Открыв белую кожаную сумочку, она вытащила из нее две картонные коробочки и отдала их командиру полка. Та с торжественным видом один гвардейский значок приколола на грудь Ирине, другой — Юленьке.
А после этого опять начались объятия, поцелуи и расспросы.
«10 мая. Вместо трех дней я пробыла в Москве больше недели. Все гостила у однополчан и праздновала с ними День Победы. В Ленинград вернулась на самолете.
Дима, увидев на моей груди гвардейский значок и орден Ленина, от удивления раскрыл рот, а затем запрыгал от радости:
— Я же знал, что ты лучше всех воевала!
— Не лучше всех. Просто честно защищала Родину и таких мальчишек, как ты.

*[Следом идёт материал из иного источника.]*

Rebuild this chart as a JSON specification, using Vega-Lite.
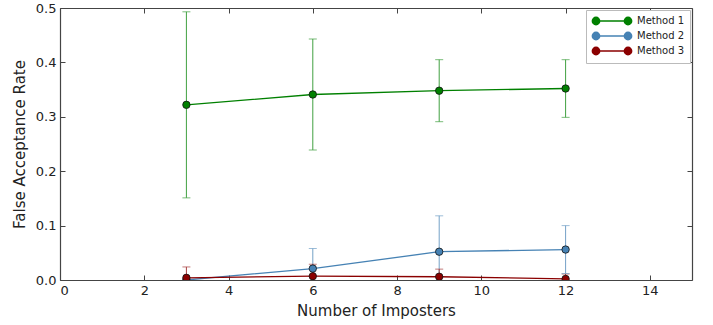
{
  "$schema": "https://vega.github.io/schema/vega-lite/v6.json",
  "autosize": "none",
  "width": 632,
  "height": 272,
  "padding": {"left": 60, "top": 8, "right": 21, "bottom": 45},
  "background": "white",
  "config": {
    "font": "DejaVu Sans",
    "view": {"stroke": null},
    "axis": {
      "grid": false,
      "domainColor": "#444",
      "domainWidth": 1.2,
      "tickColor": "#444",
      "tickSize": -5,
      "labelFont": "DejaVu Sans",
      "labelFontSize": 13,
      "labelColor": "#222",
      "titleFont": "DejaVu Sans",
      "titleFontSize": 15,
      "titleFontWeight": "normal",
      "titleColor": "#222"
    }
  },
  "data": {
    "values": [
      {"method": "Method 1", "x": 3, "y": 0.322, "lo": 0.151, "hi": 0.493},
      {"method": "Method 1", "x": 6, "y": 0.341, "lo": 0.239, "hi": 0.443},
      {"method": "Method 1", "x": 9, "y": 0.348, "lo": 0.291, "hi": 0.405},
      {"method": "Method 1", "x": 12, "y": 0.352, "lo": 0.299, "hi": 0.405},
      {"method": "Method 2", "x": 3, "y": 0.0, "lo": -0.01, "hi": 0.0},
      {"method": "Method 2", "x": 6, "y": 0.021, "lo": -0.016, "hi": 0.058},
      {"method": "Method 2", "x": 9, "y": 0.052, "lo": -0.014, "hi": 0.118},
      {"method": "Method 2", "x": 12, "y": 0.056, "lo": 0.012, "hi": 0.1},
      {"method": "Method 3", "x": 3, "y": 0.004, "lo": -0.016, "hi": 0.024},
      {"method": "Method 3", "x": 6, "y": 0.007, "lo": -0.015, "hi": 0.029},
      {"method": "Method 3", "x": 9, "y": 0.006, "lo": -0.008, "hi": 0.02},
      {"method": "Method 3", "x": 12, "y": 0.002, "lo": -0.007, "hi": 0.011}
    ]
  },
  "resolve": {"axis": {"x": "independent", "y": "independent"}, "scale": {"color": "independent"}},
  "layer": [
    {
      "mark": {"type": "line", "clip": true, "strokeWidth": 1.3},
      "encoding": {
        "x": {"field": "x", "type": "quantitative", "scale": {"domain": [0, 15], "nice": false},
              "axis": {"title": "Number of Imposters", "values": [0, 2, 4, 6, 8, 10, 12, 14], "labelPadding": 9, "titlePadding": 6}},
        "y": {"field": "y", "type": "quantitative", "scale": {"domain": [0, 0.5], "nice": false},
              "axis": {"title": "False Acceptance Rate", "values": [0, 0.1, 0.2, 0.3, 0.4, 0.5], "format": ".1f", "labelPadding": 9, "titlePadding": 8}},
        "color": {"field": "method", "type": "nominal", "scale": {"domain": ["Method 1", "Method 2", "Method 3"], "range": ["#008000", "#4682b4", "#8b0000"]},
                  "legend": {
                    "title": null,
                    "orient": "top-right",
                    "offset": 2,
                    "padding": 5,
                    "fillColor": "white",
                    "strokeColor": "#bbb",
                    "labelFont": "DejaVu Sans",
                    "labelFontSize": 10,
                    "labelColor": "#222",
                    "labelOffset": 34,
                    "symbolType": "M-0.2,0H6.2M-0.95,0a0.75,0.75 0 1,0 1.5,0a0.75,0.75 0 1,0 -1.5,0M-0.75,0a0.55,0.55 0 1,0 1.1,0a0.55,0.55 0 1,0 -1.1,0M-0.55,0a0.35,0.35 0 1,0 0.7,0a0.35,0.35 0 1,0 -0.7,0M-0.35,0a0.15,0.15 0 1,0 0.3,0a0.15,0.15 0 1,0 -0.3,0M5.45,0a0.75,0.75 0 1,0 1.5,0a0.75,0.75 0 1,0 -1.5,0M5.65,0a0.55,0.55 0 1,0 1.1,0a0.55,0.55 0 1,0 -1.1,0M5.85,0a0.35,0.35 0 1,0 0.7,0a0.35,0.35 0 1,0 -0.7,0M6.05,0a0.15,0.15 0 1,0 0.3,0a0.15,0.15 0 1,0 -0.3,0",
                    "symbolSize": 100,
                    "symbolStrokeWidth": 1.3,
                    "symbolOpacity": 1,
                    "rowPadding": 1
                  }}
      }
    },
    {
      "mark": {"type": "rule", "clip": true, "strokeWidth": 1},
      "encoding": {
        "x": {"field": "x", "type": "quantitative", "axis": {"orient": "top", "labels": false, "title": null, "values": [0, 2, 4, 6, 8, 10, 12, 14]}},
        "y": {"field": "lo", "type": "quantitative", "axis": {"orient": "right", "labels": false, "title": null, "values": [0, 0.1, 0.2, 0.3, 0.4, 0.5]}},
        "y2": {"field": "hi"},
        "color": {"field": "method", "type": "nominal", "scale": {"domain": ["Method 1", "Method 2", "Method 3"], "range": ["#40a040", "#74a1c7", "#a84040"]}, "legend": null}
      }
    },
    {
      "mark": {"type": "tick", "orient": "horizontal", "clip": true, "size": 8, "thickness": 1},
      "encoding": {
        "x": {"field": "x", "type": "quantitative", "axis": null},
        "y": {"field": "hi", "type": "quantitative", "axis": null},
        "color": {"field": "method", "type": "nominal", "scale": {"domain": ["Method 1", "Method 2", "Method 3"], "range": ["#40a040", "#74a1c7", "#a84040"]}, "legend": null}
      }
    },
    {
      "mark": {"type": "tick", "orient": "horizontal", "clip": true, "size": 8, "thickness": 1},
      "encoding": {
        "x": {"field": "x", "type": "quantitative", "axis": null},
        "y": {"field": "lo", "type": "quantitative", "axis": null},
        "color": {"field": "method", "type": "nominal", "scale": {"domain": ["Method 1", "Method 2", "Method 3"], "range": ["#40a040", "#74a1c7", "#a84040"]}, "legend": null}
      }
    },
    {
      "mark": {"type": "point", "filled": true, "clip": true, "size": 55, "stroke": "#111", "strokeWidth": 0.8, "opacity": 1},
      "encoding": {
        "x": {"field": "x", "type": "quantitative", "axis": null},
        "y": {"field": "y", "type": "quantitative", "axis": null},
        "color": {"field": "method", "type": "nominal", "scale": {"domain": ["Method 1", "Method 2", "Method 3"], "range": ["#008000", "#4682b4", "#8b0000"]}, "legend": null}
      }
    }
  ]
}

— Но ты, наверное, была самой храброй, потому что орден Ленина самый главный!
Я не стала разубеждать его. Диме хочется, чтобы я была не такая, как все мамы.
Ян уже работает. Он добился своего: стал летчиком-испытателем на реактивных самолетах. У него несокрушимое упорство. Впрочем, и у меня, наверное, хватило бы настойчивости. Но надо ли ее применять? Боюсь, подведут нервы.
Вчера на аэродроме от простого гудения авиамоторов у меня защемило сердце. Оказывается, я не могу переносить печального зова самолета, летающего за тучами. Мне кажется, что он заблудился в облачной мути и взывает о помощи.
Лучше осяду на земле и буду воспитывать девчонок и мальчишек. Это дело нелегкое, но оно мне нравится. Мне хочется, чтобы оттого, что я существую на земле, другим было хоть чуточку теплей.
Я не знаю, какие открытия сделает в себе человек, когда приблизится к коммунизму и заживет по-иному, но я уверена, что без любви, без человеческого тепла ему всегда будет плохо.
Мир полон людей. Рано или поздно я набреду на свое счастье. Ведь мое сердце — вещун, оно, как компас, ведет меня к хорошим людям».